From the UCI’s point of view, we prefer to look forward rather than look backward. To randomly say ‘OK, let’s take all the samples from 2007 from the Tour de France and put them all through testing processes’ … it’s futile, it’s expensive and it’s not going to serve the purpose in the anti-doping fight of today.

Now what if you could catch some cheats here, surely this would serve the anti-doping fight very well? It reeks of a sport trying to contain the problems, sweeping problems under the carpet in an area where phrases like “maximum transparency” and “zero tolerance” are by-words for the anti-doping cause.

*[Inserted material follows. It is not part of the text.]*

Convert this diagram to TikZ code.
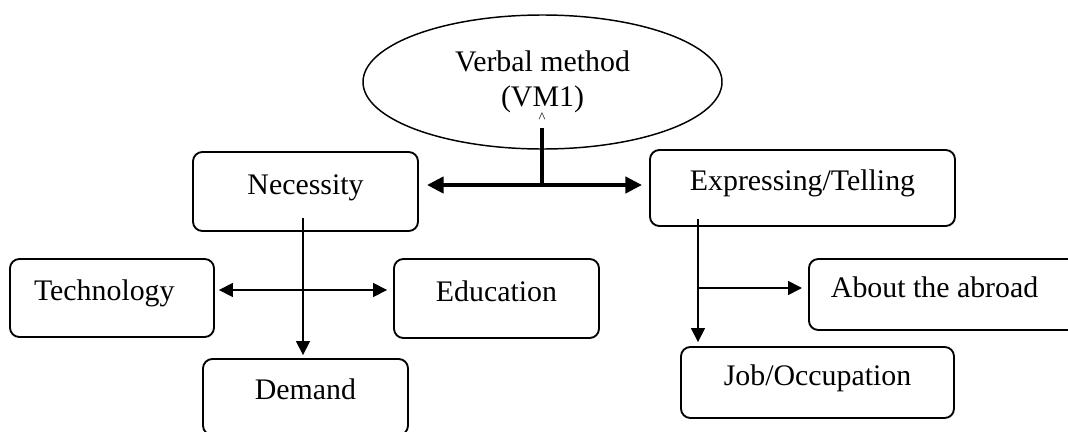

Let’s make no mistake, Pandora’s Box is wide open already. Revisiting events from the past is unlikely to shake the sport much more. Indeed some sponsors will fear entering a sport where the governing body acts in such an arbitrary way.

Conclusion
The UCI and Pat McQuaid aren’t responsible for the mess but they are part of the problem. Rather than issuing confusing statements, the UCI should have said something like the following:

we’re aware of these emails and are assisting and monitoring US Cycling and USADA in their investigations. These are grave matters and whilst Landis has disappointed many riders and officials with his past conduct, he is a UCI registered rider and will treated like any other rider

Here are some other suggestions:

  • The UCI could send senior officials on a “media handling” course, with role play and legal advice. They might have sat through one of these but it’s time for a refresher. Conflicting statements only reflect badly on the sport.
  • Up the UCI’s public relations effort. The statements issued from Aigle frequently appear as petty, defensive and reactionary. Journalists frequently despair when they receive them when the aim should be to have the media approving.
  • When anyone raises allegations, don’t bash them down. Even if someone does have an “agenda”, the agenda to make the sport healthy is surely more important, any information from Landis here could come in handy. All UCI-registered riders should be given a fair hearing.
  • Step back. Too often the UCI and especially McQuaid become part of the story. A governing body should have a position but this should be obvious and guided by the rules. There’s no need to wade in to every issue.
  • Heal thyself: the UCI bungles plenty of its doping matters, news is often leaked or badly handled, eg the Pellezotti case. Slamming others for leaks can be seen as hypocritical.

Sorry if this is a very long read but the sport needs to be run properly. Fair rules, applied transparently and strong leadership will allow things to improve. Fingers crossed.

Jarvis May 22, 2010 at 6:12 pm

McQuaid and the UCI are a disgrace, if anything theys are the problem. There is a Danish article circulating today that damns them even more over Gusev.